- Texte visé : Projet de loi confortant le respect des principes de la République, n° 3649 rectifié
- Stade de lecture : 1ère lecture (1ère assemblée saisie)
- Examiné par :
- Code concerné : Code pénal
Après le deuxième alinéa de l’article 431‑1 du code pénal, il est inséré un alinéa ainsi rédigé :
« Le fait d’entraver ou de tenter d’entraver par des pressions ou des insultes l’exercice de la fonction d’enseignant selon les objectifs pédagogiques de l’éducation nationale déterminés par le Conseil supérieur des programmes mentionné à l’article L. 231‑14 du code de l’éducation est puni d’un an d’emprisonnement et de 15 000 euros d’amende. »
Cet amendement des Députés Les Républicains a pour objet de créer un délit d’entrave à la fonction d’enseignant dans le cadre des programmes édictés par l’Éducation nationale et à protéger les enseignants et personnels éducatifs.
Le préambule de la Constitution du 27 octobre 1946 confirmé par celui de la Constitution du 4 octobre 1958 dispose : « La Nation garantit l’égal accès de l’enfant et de l’adulte à l’instruction, à la formation et à la culture ; l’organisation de l’enseignement public, gratuit et laïc à tous les degrés est un devoir de l’État ». À travers l’établissement d’une école gratuite, obligatoire et laïque, Jules Ferry voulait « faire disparaître la dernière, la plus redoutable des inégalités qui viennent de la naissance, l’inégalité d’éducation », « parce qu’elle empêche l’égalité des droits, c’est-à-dire le fonds même de la démocratie ».
Bâtir une société plus juste et plus démocratique, tel a toujours été l’objectif de la République avec l’école comme premier outil fondateur et émancipateur et la raison comme matière première d’une nation libre, éclairée et citoyenne. « Former la raison, instruire à n’écouter qu’elle, se défendre de l’enthousiasme qui pourrait l’égarer ou l’obscurcir, et se laisser entraîner ensuite à ce qu’elle approuve ; telle est la marche que prescrit l’intérêt de l’humanité, et le principe sur lequel l’instruction publique doit être combinée », ainsi s’exprimait Condorcet, chantre de la raison, cette pierre philosophale, ce socle sur lequel repose notre foi scolaire.
Or, notre école est aujourd’hui, et depuis plusieurs années, fragilisée, menacée. Certains enseignements sont contestés, parfois même refusés, au nom d’idéologies, de croyances religieuses. Le sport, les lettres, les sciences, et plus encore l’histoire et sa fille naturelle, l’instruction civique, sont ainsi régulièrement victimes des assauts obscurantistes, notamment islamistes.
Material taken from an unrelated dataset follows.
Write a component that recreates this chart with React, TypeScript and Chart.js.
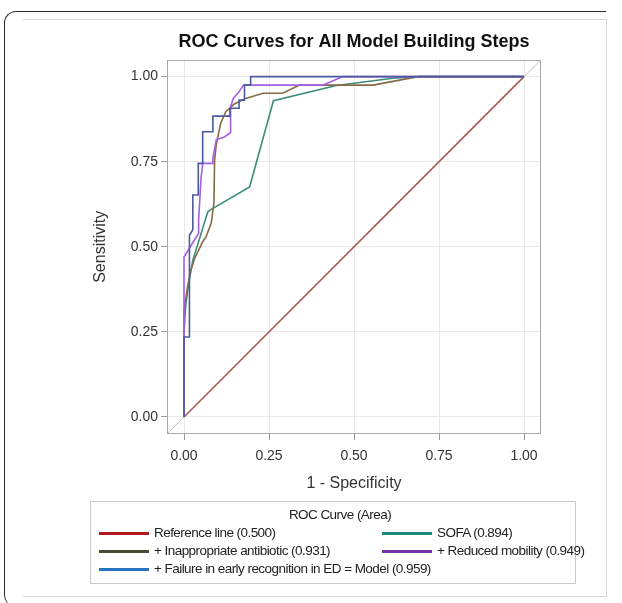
import React, { useEffect, useRef } from 'react';
import { Chart, registerables } from 'chart.js';

Chart.register(...registerables);

// ---- data ----
const tickValues = [0, 0.25, 0.5, 0.75, 1];

const diagX = [-0.05, 1.05];
const diagY = [-0.05, 1.05];

const refX = [0, 1];
const refY = [0, 1];

const sofaX = [0, 0, 0.005, 0.015, 0.026, 0.046, 0.07, 0.08, 0.193, 0.263, 0.448, 0.614, 0.69, 1];
const sofaY = [0, 0.25, 0.33, 0.4, 0.461, 0.525, 0.603, 0.61, 0.676, 0.929, 0.974, 0.995, 1, 1];

const antibioticX = [0, 0, 0.01, 0.02, 0.031, 0.055, 0.065, 0.08, 0.088, 0.09, 0.095, 0.108, 0.123, 0.147, 0.181, 0.233, 0.29, 0.34, 0.556, 0.673, 0.69, 1];
const antibioticY = [0, 0.31, 0.38, 0.43, 0.465, 0.515, 0.53, 0.569, 0.628, 0.755, 0.8, 0.863, 0.897, 0.919, 0.936, 0.951, 0.951, 0.975, 0.975, 0.997, 1, 1];

const mobilityX = [0, 0, 0.043, 0.043, 0.05, 0.055, 0.085, 0.085, 0.095, 0.117, 0.137, 0.137, 0.145, 0.16, 0.175, 0.408, 0.467, 1];
const mobilityY = [0, 0.47, 0.54, 0.578, 0.7, 0.745, 0.745, 0.76, 0.815, 0.822, 0.835, 0.912, 0.936, 0.953, 0.975, 0.975, 1, 1];

const modelX = [0, 0, 0.016, 0.016, 0.026, 0.026, 0.042, 0.042, 0.055, 0.055, 0.085, 0.085, 0.135, 0.135, 0.162, 0.162, 0.178, 0.178, 0.196, 0.196, 1];
const modelY = [0, 0.235, 0.235, 0.534, 0.55, 0.652, 0.652, 0.745, 0.745, 0.838, 0.838, 0.884, 0.884, 0.907, 0.907, 0.931, 0.931, 0.975, 0.975, 1, 1];

const legendTitle = 'ROC Curve (Area)';
const legendLabels = [
  'Reference line (0.500)',
  'SOFA (0.894)',
  '+ Inappropriate antibiotic (0.931)',
  '+ Reduced mobility (0.949)',
  '+ Failure in early recognition in ED = Model (0.959)',
];
const legendColors = ['#b3161c', '#1b8a7f', '#4a4a38', '#7434a8', '#2574c0'];
const lineColors = ['#ab5a52', '#3b8c7a', '#866a44', '#a65ee6', '#4b5a9f'];

const FONT = "'Liberation Sans', Arial, Helvetica, sans-serif";

const pts = (xs: number[], ys: number[]) => xs.map((x, i) => ({ x, y: ys[i] }));

export default function App() {
  const canvasRef = useRef<HTMLCanvasElement>(null);

  useEffect(() => {
    const canvas = canvasRef.current;
    if (!canvas) return;

    const framePlugin = {
      id: 'frame',
      afterDatasetsDraw(chart: any) {
        const { ctx, chartArea: a } = chart;
        ctx.save();
        ctx.strokeStyle = '#a8a8a8';
        ctx.lineWidth = 1;
        ctx.strokeRect(
          Math.round(a.left) + 0.5,
          Math.round(a.top) + 0.5,
          Math.round(a.right - a.left) - 1,
          Math.round(a.bottom - a.top) - 1
        );
        ctx.restore();
      },
    };

    const ds = (xs: number[], ys: number[], color: string, order: number, width = 1.6) => ({
      data: pts(xs, ys),
      borderColor: color,
      backgroundColor: color,
      borderWidth: width,
      pointRadius: 0,
      pointHoverRadius: 0,
      tension: 0,
      fill: false,
      order,
    });

    const setTicks = (s: any) => {
      s.ticks = tickValues.map((v) => ({ value: v }));
    };

    const chart = new Chart(canvas, {
      type: 'line',
      data: {
        datasets: [
          { ...ds(diagX, diagY, '#c4c4c4', 6, 1), label: 'diagonal' },
          { ...ds(refX, refY, lineColors[0], 5), label: legendLabels[0] },
          { ...ds(sofaX, sofaY, lineColors[1], 4), label: legendLabels[1] },
          { ...ds(antibioticX, antibioticY, lineColors[2], 3), label: legendLabels[2] },
          { ...ds(mobilityX, mobilityY, lineColors[3], 2), label: legendLabels[3] },
          { ...ds(modelX, modelY, lineColors[4], 1), label: legendLabels[4] },
        ] as any,
      },
      options: {
        responsive: false,
        animation: false,
        devicePixelRatio: 1,
        layout: { padding: { left: 90, right: 81, top: 20, bottom: 109 } },
        plugins: {
          legend: { display: false },
          tooltip: { enabled: false },
          title: {
            display: true,
            text: 'ROC Curves for All Model Building Steps',
            fullSize: false,
            color: '#111',
            font: { family: FONT, size: 18, weight: 'bold' },
            padding: { top: 11, bottom: 7 },
          },
        },
        scales: {
          x: {
            type: 'linear',
            min: -0.05,
            max: 1.05,
            afterBuildTicks: setTicks,
            afterFit: (s: any) => {
              s.height = 60;
            },
            grid: { color: '#e9e9e9', tickColor: '#9a9a9a', tickLength: 6, lineWidth: 1 },
            border: { display: false },
            ticks: {
              color: '#333',
              padding: 8,
              font: { family: FONT, size: 14 },
              callback: (v: any) => Number(v).toFixed(2),
              maxRotation: 0,
            },
            title: {
              display: true,
              text: '1 - Specificity',
              color: '#333',
              font: { family: FONT, size: 16 },
              padding: { top: 0, bottom: 1 },
            },
          },
          y: {
            type: 'linear',
            min: -0.05,
            max: 1.05,
            afterBuildTicks: setTicks,
            afterFit: (s: any) => {
              s.width = 77;
            },
            grid: { color: '#e9e9e9', tickColor: '#9a9a9a', tickLength: 6, lineWidth: 1 },
            border: { display: false },
            ticks: {
              color: '#333',
              padding: 3,
              font: { family: FONT, size: 14 },
              callback: (v: any) => Number(v).toFixed(2),
            },
            title: {
              display: true,
              text: 'Sensitivity',
              color: '#333',
              font: { family: FONT, size: 16 },
              padding: { top: 1, bottom: 0 },
            },
          },
        },
      } as any,
      plugins: [framePlugin],
    });

    return () => chart.destroy();
  }, []);

  const legendPos = [
    { left: 8, top: 31 },
    { left: 291, top: 31 },
    { left: 8, top: 49 },
    { left: 291, top: 49 },
    { left: 8, top: 67 },
  ];

  return (
    <div style={{ position: 'absolute', left: 0, top: 0, width: 622, height: 603, background: '#fff', overflow: 'hidden', fontFamily: FONT }}>
      {/* outer dark rounded border */}
      <div
        style={{
          position: 'absolute',
          left: 4,
          top: 11,
          width: 602,
          height: 596,
          borderLeft: '1.5px solid #2a2a2a',
          borderTop: '1.5px solid #2a2a2a',
          borderTopLeftRadius: 12,
          borderBottomLeftRadius: 12,
          boxSizing: 'border-box',
        }}
      />
      {/* inner light panel */}
      <div
        style={{
          position: 'absolute',
          left: 23,
          top: 19,
          width: 584,
          height: 578,
          borderTop: '1px solid #d6d6d6',
          borderRight: '1px solid #d6d6d6',
          borderBottom: '1px solid #d6d6d6',
          boxSizing: 'border-box',
        }}
      />
      <canvas ref={canvasRef} width={622} height={603} style={{ position: 'absolute', left: 0, top: 0, width: 622, height: 603 }} />
      {/* legend */}
      <div
        style={{
          position: 'absolute',
          left: 90,
          top: 501,
          width: 486,
          height: 83,
          border: '1px solid #c9c9c9',
          boxSizing: 'border-box',
          color: '#222',
          fontSize: 13.5,
          letterSpacing: '-0.55px',
        }}
      >
        <div style={{ position: 'absolute', left: 0, right: 0, top: 13, transform: 'translateY(-50%)', textAlign: 'center', lineHeight: '16px', whiteSpace: 'nowrap', paddingLeft: 14 }}>
          {legendTitle}
        </div>
        {legendLabels.map((lab, i) => (
          <div
            key={lab}
            style={{
              position: 'absolute',
              left: legendPos[i].left,
              top: legendPos[i].top,
              transform: 'translateY(-50%)',
              display: 'flex',
              alignItems: 'center',
              whiteSpace: 'nowrap',
              lineHeight: '16px',
            }}
          >
            <span style={{ display: 'inline-block', width: 50, height: 3, background: legendColors[i], marginRight: 5 }} />
            <span>{lab}</span>
          </div>
        ))}
      </div>
    </div>
  );
}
Ceux-ci veulent effacer certains pans des programmes, faire taire les professeurs lorsqu’ils évoquent la Shoah, les croisades, les valeurs républicaines, la laïcité, la femme à l’égale de l’homme... Et c’est ainsi qu’ils s’attaquent directement aux enseignants via des menaces, pressions, intimidations, insultes.
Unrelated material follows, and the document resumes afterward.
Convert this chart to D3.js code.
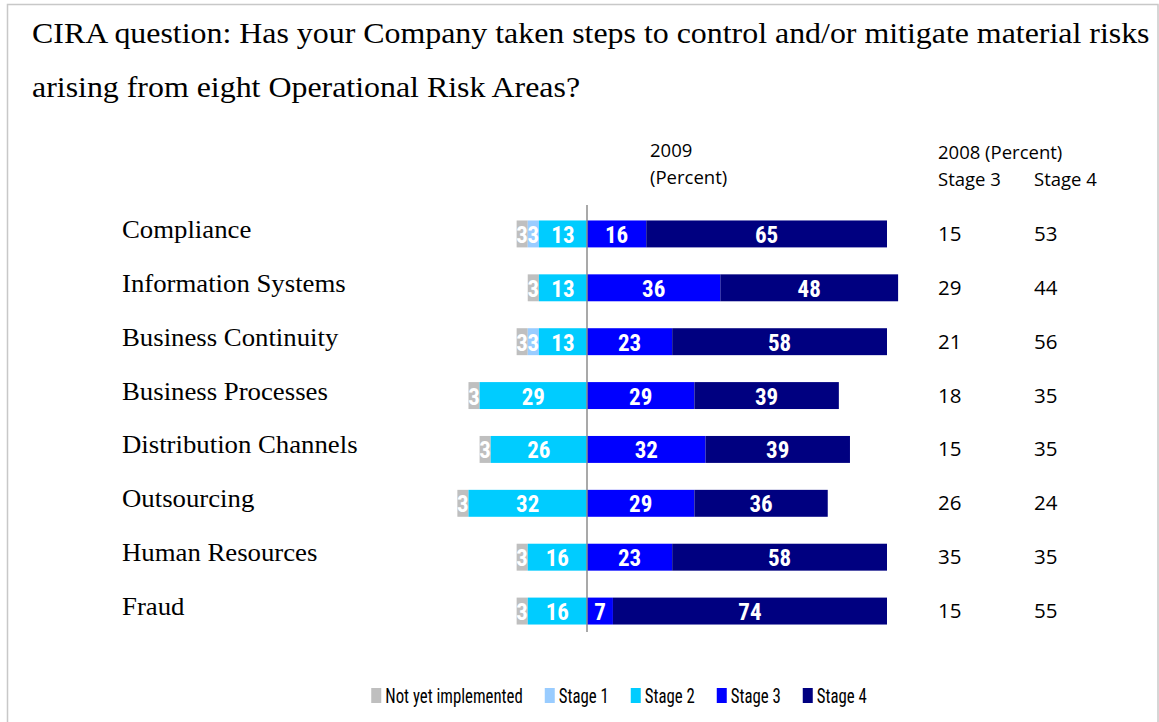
<!DOCTYPE html>
<html>
<head>
<meta charset="utf-8">
<script src="https://cdn.jsdelivr.net/npm/d3@7"></script>
<style>
  html, body { margin: 0; padding: 0; background: #fff; }
  svg { display: block; }
</style>
</head>
<body>
<svg id="chart" width="1159" height="722"></svg>
<script>
// Operational risk areas and the 2009 response shares (percent)
const categories = [
  "Compliance", "Information Systems", "Business Continuity", "Business Processes",
  "Distribution Channels", "Outsourcing", "Human Resources", "Fraud"
];
const notYetImplemented = [3, 3, 3, 3, 3, 3, 3, 3];
const stage1 = [3, 0, 3, 0, 0, 0, 0, 0];
const stage2 = [13, 13, 13, 29, 26, 32, 16, 16];
const stage3 = [16, 36, 23, 29, 32, 29, 23, 7];
const stage4 = [65, 48, 58, 39, 39, 36, 58, 74];

// 2008 comparison columns (percent)
const stage3_2008 = [15, 29, 21, 18, 15, 26, 35, 15];
const stage4_2008 = [53, 44, 56, 35, 35, 24, 35, 55];

const seriesNames = ["Not yet implemented", "Stage 1", "Stage 2", "Stage 3", "Stage 4"];
const seriesColors = ["#BFBFBF", "#99CCFF", "#00CCFF", "#0000FF", "#000080"];

const titleLines = [
  "CIRA question: Has your Company taken steps to control and/or mitigate material risks",
  "arising from eight Operational Risk Areas?"
];

const svg = d3.select("#chart");
const serif = "'Liberation Serif', 'Times New Roman', serif";
const narrow = "'Liberation Sans Narrow', 'Arial Narrow', 'Roboto Condensed', sans-serif";

// outer frame
svg.append("rect")
  .attr("x", 7.5).attr("y", 4.5)
  .attr("width", 1150.5).attr("height", 740)
  .attr("fill", "none").attr("stroke", "#C8C8C8").attr("stroke-width", 1.5);

// title (slightly widened type)
svg.append("g").selectAll("text").data(titleLines).join("text")
  .attr("transform", (d, i) => `translate(32,${43 + i * 54}) scale(1.1,1)`)
  .attr("font-family", serif)
  .attr("font-size", 29)
  .attr("fill", "#000")
  .text(d => d);

// scales
const x = d3.scaleLinear().domain([0, 81]).range([587, 887]);
const y = d3.scaleBand().domain(categories).range([207, 638]).paddingInner(0.5).paddingOuter(0.25);

// stacked segments: the first three run leftwards from zero, stages 3 and 4 run rightwards
const rows = categories.map((c, i) => {
  const left = [notYetImplemented[i], stage1[i], stage2[i]];
  const right = [stage3[i], stage4[i]];
  const segs = [];
  let pos = -d3.sum(left);
  left.forEach((v, k) => { segs.push({ cat: c, k, v, x0: pos, x1: pos + v }); pos += v; });
  pos = 0;
  right.forEach((v, k) => { segs.push({ cat: c, k: k + 3, v, x0: pos, x1: pos + v }); pos += v; });
  return segs.filter(s => s.v > 0);
});
const segments = rows.flat();

const barG = svg.append("g");
barG.selectAll("rect").data(segments).join("rect")
  .attr("x", d => x(d.x0))
  .attr("y", d => y(d.cat))
  .attr("width", d => x(d.x1) - x(d.x0))
  .attr("height", y.bandwidth())
  .attr("fill", d => seriesColors[d.k]);

barG.selectAll("text").data(segments).join("text")
  .attr("x", d => (x(d.x0) + x(d.x1)) / 2)
  .attr("y", d => y(d.cat) + y.bandwidth() / 2 + 9)
  .attr("text-anchor", "middle")
  .attr("font-family", narrow)
  .attr("font-weight", "bold")
  .attr("font-size", 23)
  .attr("fill", "#fff")
  .text(d => d.v);

// zero line
svg.append("line")
  .attr("x1", x(0)).attr("x2", x(0))
  .attr("y1", y.range()[0] - 2).attr("y2", y.range()[1] - 6)
  .attr("stroke", "#8C8C8C").attr("stroke-width", 1.5);

// category labels
svg.append("g").selectAll("text").data(categories).join("text")
  .attr("transform", d => `translate(122,${y(d) + y.bandwidth() / 2 + 4}) scale(1.05,1)`)
  .attr("font-family", serif)
  .attr("font-size", 25.5)
  .attr("fill", "#000")
  .text(d => d);

// column headers
const headFont = "'Open Sans', Lato, sans-serif";
const headers = [
  { t: "2009", x: 650, y: 157 },
  { t: "(Percent)", x: 650, y: 184 },
  { t: "2008 (Percent)", x: 938, y: 159 },
  { t: "Stage 3", x: 938, y: 186 },
  { t: "Stage 4", x: 1034, y: 186 }
];
svg.append("g").selectAll("text").data(headers).join("text")
  .attr("x", d => d.x).attr("y", d => d.y)
  .attr("font-family", headFont)
  .attr("font-size", 18.5)
  .attr("fill", "#000")
  .text(d => d.t);

// 2008 values
const col2008 = [
  { vals: stage3_2008, x: 938 },
  { vals: stage4_2008, x: 1034 }
];
col2008.forEach(col => {
  svg.append("g").selectAll("text").data(categories).join("text")
    .attr("x", col.x)
    .attr("y", (d, i) => y(d) + y.bandwidth() / 2 + 7)
    .attr("font-family", headFont)
    .attr("font-size", 20.5)
    .attr("fill", "#000")
    .text((d, i) => col.vals[i]);
});

// legend
const legendScaleX = 0.8;
const legend = svg.append("g");
const items = legend.selectAll("g").data(seriesNames).join("g");
items.append("rect")
  .attr("width", 10).attr("height", 15)
  .attr("y", -15)
  .attr("fill", (d, i) => seriesColors[i]);
items.append("text")
  .attr("transform", `translate(14,0) scale(${legendScaleX},1)`)
  .attr("font-family", narrow)
  .attr("font-size", 21)
  .attr("fill", "#000")
  .text(d => d);
let cursor = 0;
const offsets = [];
items.each(function () {
  offsets.push(cursor);
  const w = d3.select(this).select("text").node().getComputedTextLength() * legendScaleX;
  cursor += 14 + w + 22;
});
const totalW = cursor - 22;
const legendX = 619 - totalW / 2;
items.attr("transform", (d, i) => `translate(${legendX + offsets[i]},703)`);
</script>
</body>
</html>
Par ailleurs, il convient d’ajouter que près de la moitié des enseignants du second degré interrogés (49 %) affirment s’être déjà autocensurés dans leur enseignement des questions religieuses afin de ne pas provoquer de possibles incidents dans leur classe, soit une hausse de 13 points depuis 2018 (étude Ifop rendue publique le 6 janvier 2021, pour la Fondation Jean-Jaurès et Charlie Hebdo). L’assassinat du professeur d’histoire géographie, Samuel Paty, le 16 octobre 2020 et les circonstances l’ayant précédé ont mis en évidence, de façon incontestable, les failles de notre législation.
Aussi, cet amendement permet-il d’instaurer le délit d’entrave à la liberté d’enseigner, dans le même esprit que les délits d’entrave qui existe en matière de liberté d’expression ou de liberté syndicale.